I have to be honest, by this point I’ve been on my feet and imbibing in numerous Camden venues for over eight hours, so it’s probably a good thing that Jim Jones & The Righteous Mind are the last band I’m down to cover today. A very different proposition from his previous outfit The Jim Jones Revue, they peddle a lurching seasick blues-rock reminiscent of Nick Cave or maybe The Cramps in their more sinister moments. It all makes for a bewitching half hour of listening, with current single Aldecide being the pick of a good bunch. Roll on the debut album (AC).

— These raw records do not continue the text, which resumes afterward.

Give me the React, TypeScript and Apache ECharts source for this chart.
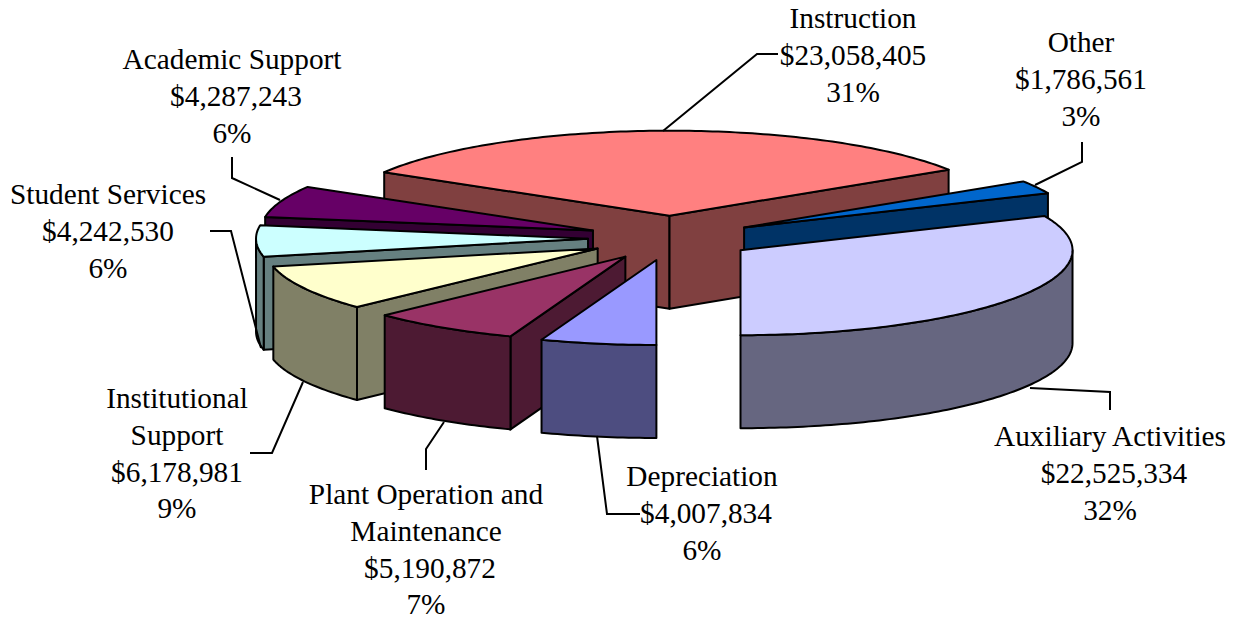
import React, { useEffect, useRef } from "react";
import * as echarts from "echarts";

const categories = ["Instruction", "Other", "Auxiliary Activities", "Depreciation", "Plant Operation and\nMaintenance", "Institutional\nSupport", "Student Services", "Academic Support"];
const values = [23058405, 1786561, 22525334, 4007834, 5190872, 6178981, 4242530, 4287243];
const amountLabels = ["$23,058,405", "$1,786,561", "$22,525,334", "$4,007,834", "$5,190,872", "$6,178,981", "$4,242,530", "$4,287,243"];
const percentLabels = ["31%", "3%", "32%", "6%", "7%", "9%", "6%", "6%"];
const topColors = ["#FF8080", "#0066CC", "#CCCCFF", "#9999FF", "#993366", "#FFFFCC", "#CCFFFF", "#660066"];
const sideColors = ["#804040", "#003366", "#666680", "#4D4D80", "#4D1A33", "#808066", "#668080", "#330033"];
const drawOrder = [0, 1, 2, 7, 6, 5, 4, 3];

const CX = 671, CY = 238, RX = 332, RY = 85, DEPTH = 93, EXPLODE = 83, START_DEG = -59.25;
const LINE_H = 36.8;
const labelCenters = [[853, 18], [1081, 42], [1110, 436], [702, 476], [426, 494], [177, 398], [108, 194], [232, 59]];
const amountShift = [0, 0, 4, 4, 4, 0, 0, 4];
const leaders = [
  [[663, 131], [757, 54], [778, 54]],
  [[1035, 185], [1082, 162], [1082, 142]],
  [[1030, 388], [1110, 392], [1110, 410]],
  [[597, 436], [607, 514], [640, 514]],
  [[444, 422], [426, 449], [426, 470]],
  [[303, 382], [272, 453], [250, 453]],
  [[261, 348], [231, 231], [210, 231]],
  [[280, 200], [232, 178], [232, 157]],
];

const FONT = '"Liberation Serif", "Times New Roman", serif';
const total = values.reduce((a, b) => a + b, 0);
const rad = (d: number) => (d * Math.PI) / 180;
const startAngles: number[] = [];
values.reduce((acc, v, i) => { startAngles[i] = acc; return acc + (v / total) * 360; }, START_DEG);

function renderSlice(_params: any, api: any) {
  const idx = api.value(0);
  const v = api.value(1);
  const a0 = startAngles[idx];
  const a1 = a0 + (v / total) * 360;
  const mid = rad((a0 + a1) / 2);
  const ax = CX + EXPLODE * Math.sin(mid);
  const ay = CY - EXPLODE * (RY / RX) * Math.cos(mid) * 1.05;
  const rim = (deg: number): number[] => [ax + RX * Math.sin(rad(deg)), ay - RY * Math.cos(rad(deg))];
  const arc = (from: number, to: number): number[][] => {
    const n = Math.max(2, Math.ceil(Math.abs(to - from)));
    const out: number[][] = [];
    for (let i = 0; i <= n; i++) out.push(rim(from + ((to - from) * i) / n));
    return out;
  };
  const down = (p: number[]) => [p[0], p[1] + DEPTH];
  const sideStyle = { fill: sideColors[idx], stroke: "#000", lineWidth: 2, lineJoin: "round" };
  const children: any[] = [];
  const wall = (a: number) => {
    const r = rim(a);
    children.push({ type: "polygon", shape: { points: [[ax, ay], r, down(r), [ax, ay + DEPTH]] }, style: sideStyle, silent: true });
  };
  if (Math.sin(rad(a0)) < -0.01) wall(a0);
  if (Math.sin(rad(a1)) > 0.01) wall(a1);
  const lo = Math.max(a0, 90), hi = Math.min(a1, 270);
  if (hi > lo) {
    const front = arc(lo, hi);
    children.push({ type: "polygon", shape: { points: [...front, ...front.map(down).reverse()] }, style: sideStyle, silent: true });
  }
  children.push({
    type: "polygon",
    shape: { points: [[ax, ay], ...arc(a0, a1)] },
    style: { fill: topColors[idx], stroke: "#000", lineWidth: 2, lineJoin: "round" },
    silent: true,
  });
  return { type: "group", children };
}

function labelTexts(i: number) {
  const names = categories[i].split("\n");
  const rows = [...names, amountLabels[i], percentLabels[i]];
  return rows.map((text, k) => ({
    type: "text", silent: true, z: 11,
    x: labelCenters[i][0] + (k === names.length ? amountShift[i] : 0),
    y: labelCenters[i][1] + k * LINE_H,
    style: { text, font: `29.3px ${FONT}`, fill: "#000", align: "center", verticalAlign: "middle" },
  }));
}

export default function App() {
  const ref = useRef<HTMLDivElement>(null);
  useEffect(() => {
    const chart = echarts.init(ref.current!, null, { renderer: "svg" });
    chart.setOption({
      animation: false,
      backgroundColor: "#fff",
      series: [{
        type: "custom",
        coordinateSystem: "none",
        silent: true,
        renderItem: renderSlice,
        data: drawOrder.map((i) => [i, values[i]]),
      }],
      graphic: [
        ...leaders.map((pts) => ({
          type: "polyline", silent: true, z: 10,
          shape: { points: pts },
          style: { stroke: "#000", lineWidth: 2, fill: "none" },
        })),
        ...categories.flatMap((_c, i) => labelTexts(i)),
      ],
    });
    return () => chart.dispose();
  }, []);
  return <div ref={ref} style={{ position: "fixed", left: 0, top: 0, width: 1238, height: 619 }} />;
}
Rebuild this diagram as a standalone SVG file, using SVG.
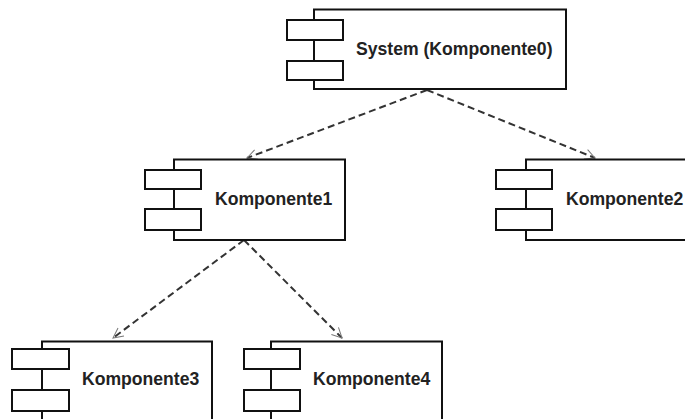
<svg xmlns="http://www.w3.org/2000/svg" width="685" height="419" viewBox="0 0 685 419">
<style>
.box{fill:#fff;stroke:#111;stroke-width:2}
.port{fill:#fff;stroke:#111;stroke-width:2}
.lbl{font-family:"Liberation Sans",Arial,sans-serif;font-weight:bold;font-size:17.6px;fill:#222}
.dep{fill:none;stroke:#333;stroke-width:2;stroke-dasharray:7,4}
</style>
<defs>
<marker id="open" viewBox="0 0 12 12" refX="11" refY="6" markerWidth="12" markerHeight="12" markerUnits="userSpaceOnUse" orient="auto">
<path d="M1,1 L11,6 L1,11" fill="none" stroke="#777" stroke-width="1"/>
</marker>
</defs>
<rect width="685" height="419" fill="#fff"/>
<g id="connectors">
<line class="dep" x1="427" y1="90" x2="247" y2="158" marker-end="url(#open)"/>
<line class="dep" x1="427" y1="90" x2="595" y2="158" marker-end="url(#open)"/>
<line class="dep" x1="244" y1="240" x2="113" y2="338" marker-end="url(#open)"/>
<line class="dep" x1="244" y1="240" x2="342" y2="338" marker-end="url(#open)"/>
</g>
<g id="komponente0">
<rect class="box" x="314" y="9.5" width="252" height="79.5"/>
<rect class="port" x="287" y="20" width="56" height="20"/>
<rect class="port" x="287" y="61" width="56" height="19"/>
<text class="lbl" x="356" y="55">System (Komponente0)</text>
</g>
<g id="komponente1">
<rect class="box" x="174" y="159.5" width="171" height="80.5"/>
<rect class="port" x="145" y="170" width="56" height="19"/>
<rect class="port" x="145" y="209" width="56" height="21"/>
<text class="lbl" x="215" y="205">Komponente1</text>
</g>
<g id="komponente2">
<rect class="box" x="526" y="159.5" width="170" height="80.5"/>
<rect class="port" x="496" y="170" width="56" height="19"/>
<rect class="port" x="496" y="209" width="56" height="21"/>
<text class="lbl" x="566" y="205">Komponente2</text>
</g>
<g id="komponente3">
<rect class="box" x="42" y="341.5" width="170" height="90"/>
<rect class="port" x="12" y="349" width="57" height="20"/>
<rect class="port" x="12" y="390" width="57" height="21"/>
<text class="lbl" x="82" y="385">Komponente3</text>
</g>
<g id="komponente4">
<rect class="box" x="271" y="341.5" width="171" height="90"/>
<rect class="port" x="244" y="349" width="56" height="20"/>
<rect class="port" x="244" y="390" width="56" height="21"/>
<text class="lbl" x="313" y="385">Komponente4</text>
</g>
</svg>
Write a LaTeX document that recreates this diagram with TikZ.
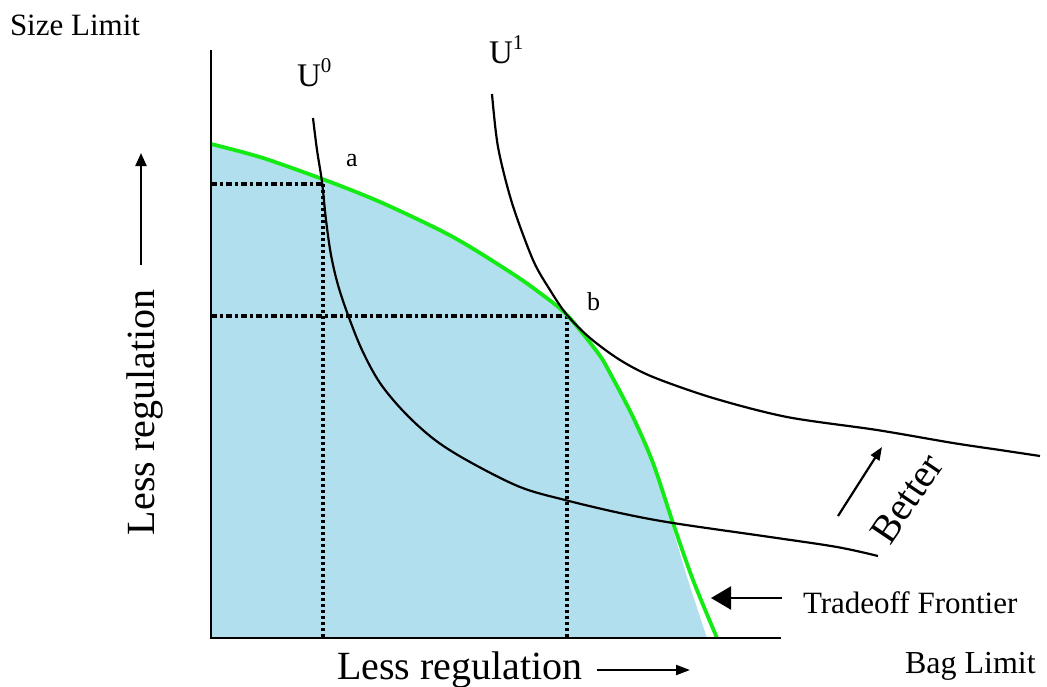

Hot on the heels of Ginger Wildheart’s final set of the evening, it was time for another member of the Wildhearts family Danny McCormack to take to the stage with his new band, The Main Grains. Having recently launched their debut EP, they were treated to a sizeable crowd at Proud. The band are an odd mix, somewhere between punk and sleazy rock, and certainly have elements that would not have seemed out of place in Danny’s previous gigs with The Wildhearts, or The Yo-Yos. It became clear from the outset that Danny is still growing into the role as frontman of the band, but he performed brilliantly here, and his Geordie patter went down a treat with the audience. The set consisted mostly of songs from the new album, but a cracking cover of Teenage Kicks, as well as Yo-Yos classic Keeping On Keeping On rounded out an excellent performance overall (TM).
For many, Black Spiders’ set at Proud will be the final band in a day full of great music, great company and far too many drinks. The sons of the north certainly provide a fitting finale. Stay Down gets the crowd going with its middle finger in the air “fuck you and this one horse town” refrain, setting the tone nicely for a set packed with brilliantly unsubtle ballsy rock behemoths like Teenage Knife Gang and Just Like A Woman. After 45 minutes of showmanship, humour and massive, massive riffs, Kiss Tried To Kill Me brings proceedings to a suitably epic conclusion. Camden, consider yourself well and truly rocked (SB).
Camden Rocks 2016 was a blast, we had a great day, and if you were there, we hope you did too. See you all again next year!